June Fishing Report

Obviously, the fishing season is in full swing and with relatively normal temperatures and rainfall, conditions have been good in most places and certainly better than last year’s early low and warm water. Most plant growth and flowering and hatches are earlier than normal by several weeks. At my camp north of Rangeley, we have Indian Paintbrush blooming already and I usually associate their red flowers with mid July.

My wife and I were able to try our hands at a few days of salter brook trout fishing in Acadia in early June. So fascinating to explore these unique brackish and coastal ecosystems. No wonder that brook trout historically were so widely distributed. They can adapt and thrive in widely diverse waters – deep lakes, fast flowing rivers, swampy bogs, tiny high-elevation streams, and brackish and saltwater creeks. Salters are not easy to find; they move around, populations are not high, and they mix with non-salter populations.

Salters are generally of modest size and we found them in small creeks including one that actually went underground on the beach and then the water came up through sand and rocks at waters edge.
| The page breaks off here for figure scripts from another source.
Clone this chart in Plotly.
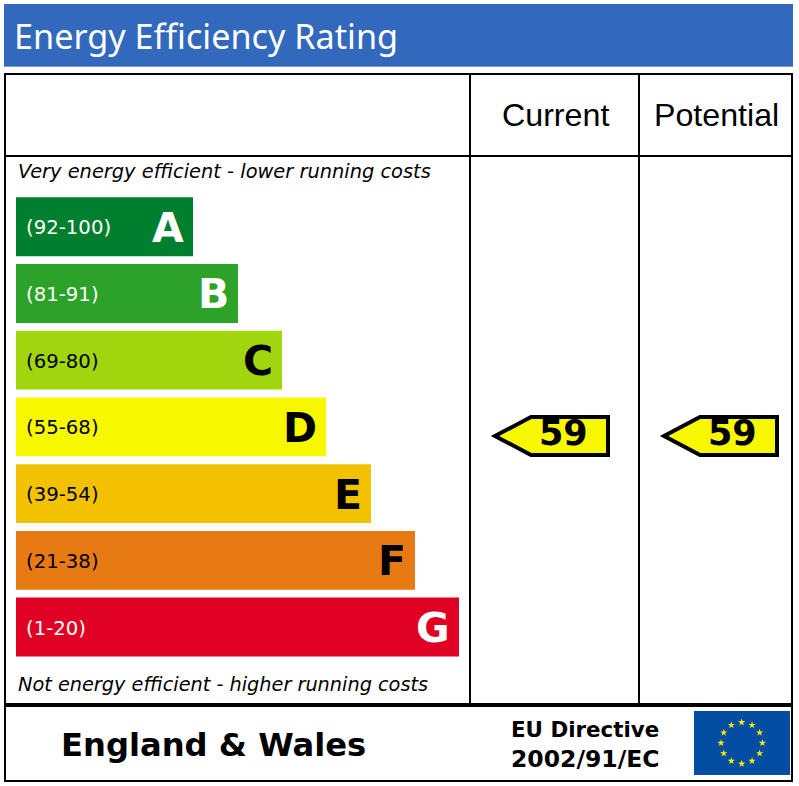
#!/usr/bin/python
import numpy as np
import plotly.graph_objects as go

bands = ['A', 'B', 'C', 'D', 'E', 'F', 'G']
ranges = ['(92-100)', '(81-91)', '(69-80)', '(55-68)', '(39-54)', '(21-38)', '(1-20)']
bar_lengths = [177, 222, 266, 310, 355, 399, 443]
bar_colors = ['#007F2E', '#2DA229', '#A1D50D', '#F7F700', '#F2C200', '#E87A14', '#E00024']
letter_colors = ['white', 'white', 'black', 'black', 'black', 'black', 'white']
range_colors = ['white', 'white', 'black', 'black', 'black', 'black', 'white']

columns = ['Current', 'Potential']
ratings = [59, 59]

W, H = 799, 786
SANS = 'DejaVu Sans'


def line(x0, y0, x1, y1, width=2):
    return dict(type='line', xref='x2', yref='y2', x0=x0, y0=y0, x1=x1, y1=y1,
                line=dict(color='black', width=width))


def box(x0, y0, x1, y1, color):
    return dict(type='rect', xref='x2', yref='y2', x0=x0, y0=y0, x1=x1, y1=y1,
                fillcolor=color, line_width=0, layer='below')


def label(x, y, text, size, color='black', anchor='left', family=SANS):
    return dict(xref='x2', yref='y2', x=x, y=y, text=text, showarrow=False, xanchor=anchor,
                yanchor='middle', font=dict(family=family, size=size, color=color))


fig = go.Figure()

# rating bars, own axes so the lengths go through the scale
fig.add_trace(go.Bar(y=bands, x=bar_lengths, orientation='h', marker=dict(color=bar_colors, line_width=0),
                     hoverinfo='skip', showlegend=False))

# stars of the flag
angles = np.arange(12) * np.pi / 6
fig.add_trace(go.Scatter(x=741.7 + 20.7 * np.cos(angles), y=743 + 20.7 * np.sin(angles), xaxis='x2', yaxis='y2',
                         mode='markers', marker=dict(symbol='star', size=5.5, color='#FFED00', line_width=0),
                         hoverinfo='skip', showlegend=False))

shapes = [
    box(4, 4, 793, 66, '#3269BC'),
    box(4, 66, 793, 67, '#7C9FD4'),
    box(694, 711, 790, 775, '#034EA2'),
    dict(type='rect', xref='x2', yref='y2', x0=5, y0=74, x1=792, y1=781, line=dict(color='black', width=2)),
    line(5, 156, 792, 156),
    line(470, 74, 470, 704),
    line(639, 74, 639, 704),
    line(5, 705, 792, 705, width=4),
]

annotations = [
    label(12, 35, 'Energy Efficiency Rating', 34.2, 'white', family='Noto Sans'),
    label(16, 171, '<i>Very energy efficient - lower running costs</i>', 19.4),
    label(16, 684, '<i>Not energy efficient - higher running costs</i>', 19.3),
    label(59, 745, '<b>England &amp; Wales</b>', 32.2),
    label(509, 729, '<b>EU Directive</b>', 21.4),
    label(509, 759, '<b>2002/91/EC</b>', 23.5),
]

# column heads and rating arrows
head_x = [555, 716]
tip_x = [495, 664]
for name, value, cx, tx in zip(columns, ratings, head_x, tip_x):
    annotations.append(label(cx, 115, name, 32.2, anchor='center', family='Liberation Sans'))
    shapes.append(dict(type='path', xref='x2', yref='y2',
                       path=f'M{tx},436 L{tx+36},417 L{tx+113},417 L{tx+113},455 L{tx+36},455 Z',
                       fillcolor='#F7F700', line=dict(color='black', width=4)))
    annotations.append(label(tx + 68, 433, f'<b>{value}</b>', 35, anchor='center'))

# labels on the bars
for b, r, n, lc, rc in zip(bands, ranges, bar_lengths, letter_colors, range_colors):
    annotations.append(dict(xref='x', yref='y', x=0, y=b, xshift=8, yshift=-1, text=r, showarrow=False, xanchor='left',
                            font=dict(family=SANS, size=19.7, color=rc)))
    annotations.append(dict(xref='x', yref='y', x=n, y=b, xshift=-7, yshift=-1, text=f'<b>{b}</b>', showarrow=False,
                            xanchor='right', font=dict(family=SANS, size=41, color=lc)))

fig.update_layout(
    width=W, height=H, margin=dict(l=0, r=0, t=0, b=0),
    paper_bgcolor='white', plot_bgcolor='rgba(0,0,0,0)', bargap=0.118,
    shapes=shapes, annotations=annotations,
    xaxis=dict(domain=[16 / W, 459 / W], range=[0, 443], visible=False, fixedrange=True),
    yaxis=dict(domain=[1 - 660.4 / H, 1 - 193.4 / H], type='category', categoryorder='array', categoryarray=bands[::-1],
               range=[-0.5, 6.5], visible=False, fixedrange=True, anchor='x'),
    xaxis2=dict(domain=[0, 1], range=[0, W], visible=False, fixedrange=True, anchor='y2'),
    yaxis2=dict(domain=[0, 1], range=[H, 0], visible=False, fixedrange=True, anchor='x2'),
)

fig.write_html('out.html', config={'displayModeBar': False},
               post_script="document.body.style.margin='0';")
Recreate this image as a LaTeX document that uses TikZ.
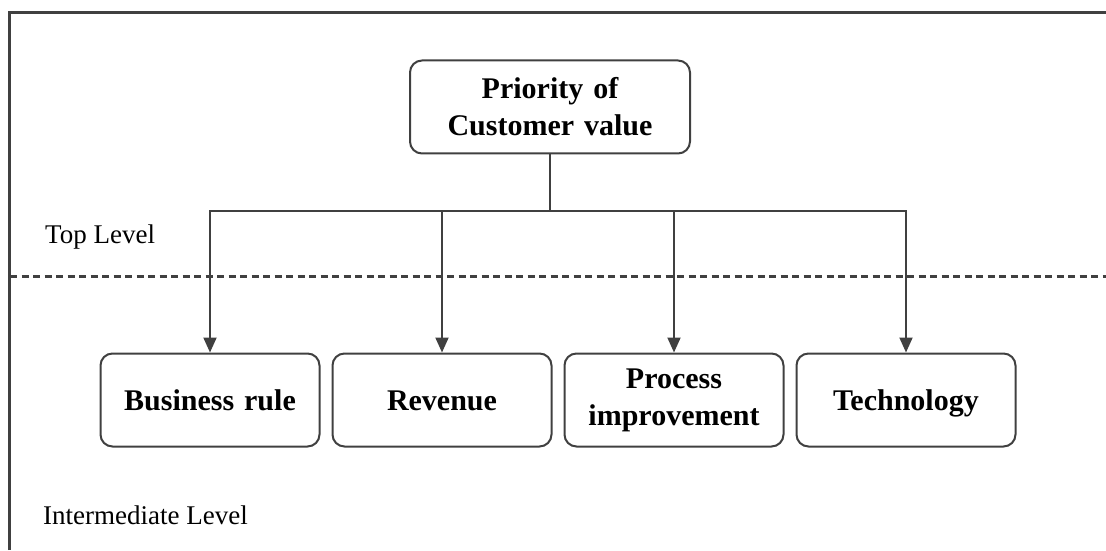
\documentclass[tikz,border=0pt]{standalone}
\usepackage{fontspec}
\setmainfont{Liberation Serif}
\usepackage{xcolor}
\usepackage{tikz}
\usetikzlibrary{arrows.meta, positioning}
\definecolor{linegray}{HTML}{404040}
\tikzstyle{rootbox} = [rectangle, draw=linegray, line width=2pt, text width=260pt, align=center, rounded corners=12pt, minimum width=280pt, minimum height=93pt, font=\fontsize{30}{37}\selectfont\bfseries]
\tikzstyle{factor} = [rectangle, draw=linegray, line width=2pt, text width=205pt, align=center, rounded corners=12pt, minimum width=219pt, minimum height=93pt, font=\fontsize{30}{37}\selectfont\bfseries]
\tikzstyle{oneline} = [text height=21pt, text depth=0pt]
\tikzstyle{levellabel} = [anchor=west, inner sep=0pt, font=\fontsize{27}{32}\selectfont]
\tikzstyle{arrow} = [-{Triangle[length=15pt, width=13pt]}, draw=linegray, line width=2pt]

\begin{document}
\begin{tikzpicture}[x=1pt, y=1pt, node distance=11pt and 11pt]
\useasboundingbox (0,0) rectangle (1106,550);

% frame and level separator
\draw[linegray, line width=3pt] (9.5,0) -- (9.5,537) -- (1106,537);
\draw[linegray, line width=3pt, dash pattern=on 7pt off 4.5pt] (10,274) -- (1106,274);

\node[levellabel] (toplbl) at (45,313) {Top Level};
\node[levellabel] (midlbl) at (43,35) {Intermediate Level};

% top level
\node[rootbox] (prio) at (550,443) {Priority of\\Customer value};

% intermediate level
\node[factor, oneline] (rule) at (210,150) {Business rule};
\node[factor, oneline, right=of rule] (revenue) {Revenue};
\node[factor, right=of revenue] (process) {Process\\improvement};
\node[factor, oneline, right=of process] (tech) {Technology};

\coordinate[below=56pt of prio.south] (bus);

\draw[linegray, line width=2pt] (prio) -- (bus);
\draw[arrow] (bus) -| (rule);
\draw[arrow] (bus) -| (revenue);
\draw[arrow] (bus) -| (process);
\draw[arrow] (bus) -| (tech);

\end{tikzpicture}
\end{document}
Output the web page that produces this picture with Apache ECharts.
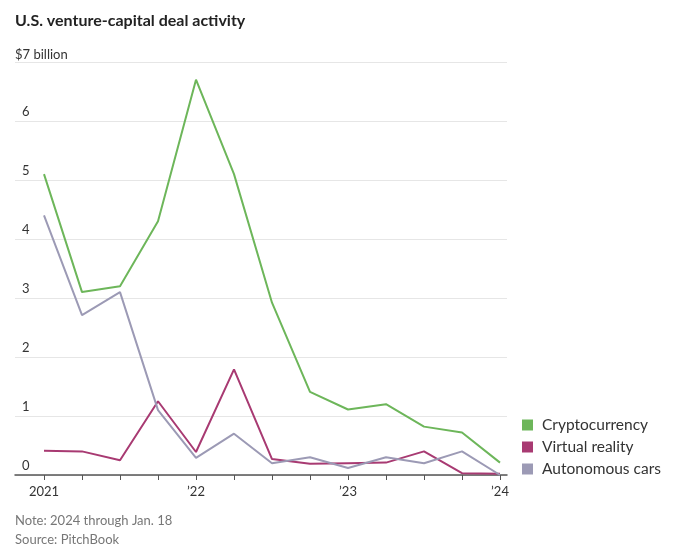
<!DOCTYPE html>
<html>
<head>
<meta charset="UTF-8">
<title>U.S. venture-capital deal activity</title>
<script src="https://cdn.jsdelivr.net/npm/echarts@6/dist/echarts.min.js"></script>
<style>
  html, body { margin: 0; padding: 0; background: #fff; }
  #chart { width: 680px; height: 554px; }
</style>
</head>
<body>
<div id="chart"></div>
<script>
// quarters, Q1 2021 .. Q1 2024
const quarters = ["2021", "Q2 21", "Q3 21", "Q4 21", "’22", "Q2 22", "Q3 22", "Q4 22",
  "’23", "Q2 23", "Q3 23", "Q4 23", "’24"];
const crypto = [5.1, 3.1, 3.2, 4.3, 6.7, 5.1, 2.92, 1.41, 1.11, 1.2, 0.82, 0.72, 0.21];
const virtualReality = [0.41, 0.4, 0.25, 1.25, 0.39, 1.79, 0.27, 0.19, 0.2, 0.21, 0.4, 0.03, 0.02];
const autonomousCars = [4.4, 2.71, 3.1, 1.1, 0.29, 0.7, 0.2, 0.3, 0.12, 0.3, 0.2, 0.4, 0.0];
const yTicks = [0, 1, 2, 3, 4, 5, 6, 7];

const font = "Lato";
const chart = echarts.init(document.getElementById("chart"));

const option = {
  animation: false,
  textStyle: { fontFamily: font },
  title: [
    {
      text: "U.S. venture-capital deal activity",
      left: 15, top: 13, padding: 0,
      textStyle: { fontSize: 16, fontWeight: "bold", color: "#222", fontFamily: font },
    },
    {
      text: "Note: 2024 through Jan. 18\nSource: PitchBook",
      left: 15, top: 511, padding: 0,
      textStyle: { fontSize: 13, fontWeight: "normal", color: "#777", lineHeight: 19, fontFamily: font },
    },
  ],
  legend: {
    orient: "vertical",
    left: 522, top: 417, padding: 0,
    icon: "rect",
    itemWidth: 11, itemHeight: 11,
    itemGap: 6,
    textStyle: { fontSize: 15.5, color: "#333", padding: [0, 0, 0, 4] },
    data: ["Cryptocurrency", "Virtual reality", "Autonomous cars"],
  },
  grid: [
    // background grid: gridlines, y labels, axis line
    { left: 15, right: 173, top: 62, bottom: 79 },
    // data grid: quarters
    { left: 44, right: 180, top: 62, bottom: 79 },
  ],
  xAxis: [
    {
      gridIndex: 0, type: "value", min: 0, max: 1,
      axisLine: { show: true, lineStyle: { color: "#555", width: 1.5 } },
      axisTick: { show: false }, axisLabel: { show: false }, splitLine: { show: false },
    },
    {
      gridIndex: 1, type: "category", data: quarters, boundaryGap: false,
      axisLine: { show: false },
      axisTick: { show: true, interval: 0, length: 5, lineStyle: { color: "#555" } },
      axisLabel: { interval: 3, fontSize: 13, color: "#333", margin: 10 },
      splitLine: { show: false },
    },
  ],
  yAxis: [
    {
      gridIndex: 0, type: "value", min: 0, max: 7, interval: 1,
      name: "$7 billion",
      nameLocation: "end",
      nameGap: 1,
      nameTextStyle: { fontSize: 13, color: "#333", align: "left", verticalAlign: "bottom" },
      axisLine: { show: false }, axisTick: { show: false },
      axisLabel: {
        inside: true, margin: 7, fontSize: 13, color: "#333",
        verticalAlign: "bottom", padding: [0, 0, 3, 0],
        formatter: (v) => (v === yTicks[yTicks.length - 1] ? "" : String(v)),
      },
      splitLine: { lineStyle: { color: "#e6e6e6", width: 1 } },
    },
    {
      gridIndex: 1, type: "value", min: 0, max: 7, show: false,
    },
  ],
  series: [
    {
      name: "Cryptocurrency", type: "line", xAxisIndex: 1, yAxisIndex: 1,
      data: crypto, symbol: "none", color: "#6db65a",
      lineStyle: { width: 2 },
    },
    {
      name: "Virtual reality", type: "line", xAxisIndex: 1, yAxisIndex: 1,
      data: virtualReality, symbol: "none", color: "#a83a72",
      lineStyle: { width: 2 },
    },
    {
      name: "Autonomous cars", type: "line", xAxisIndex: 1, yAxisIndex: 1,
      data: autonomousCars, symbol: "none", color: "#9c9ab5",
      lineStyle: { width: 2 },
    },
  ],
};

chart.setOption(option);
</script>
</body>
</html>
I assume the trout can actually only get to the ocean and back during very high tides, storms, and major run-off events, although saltwater no doubt mixes with the fresh water through the sand and gravel.

I always try to fish Damariscotta Lake during late May or early June and have managed it for 50 consecutive years! And after all of those decades, I might have had my best morning ever. Fishing a small popper on an early foggy morning, I hooked dozens of smallmouth and largemouth bass including at least 10 that between three and four 1/2 pounds. It was so much fun with constant action from large fish. I was in a rowboat, so I didn’t fish more than half a mile of one shoreline.

It is possible that the bass are growing bigger because of the massive alewive runs now. Baby alewives in the millions represent a lot of food.

A sampling of my morning

Now is also the time of the big drake hatches – brown, green, and Hexes. In Rangeley the drakes start about the time the lupine are in full flower. Get out there and try to find them. I know I will.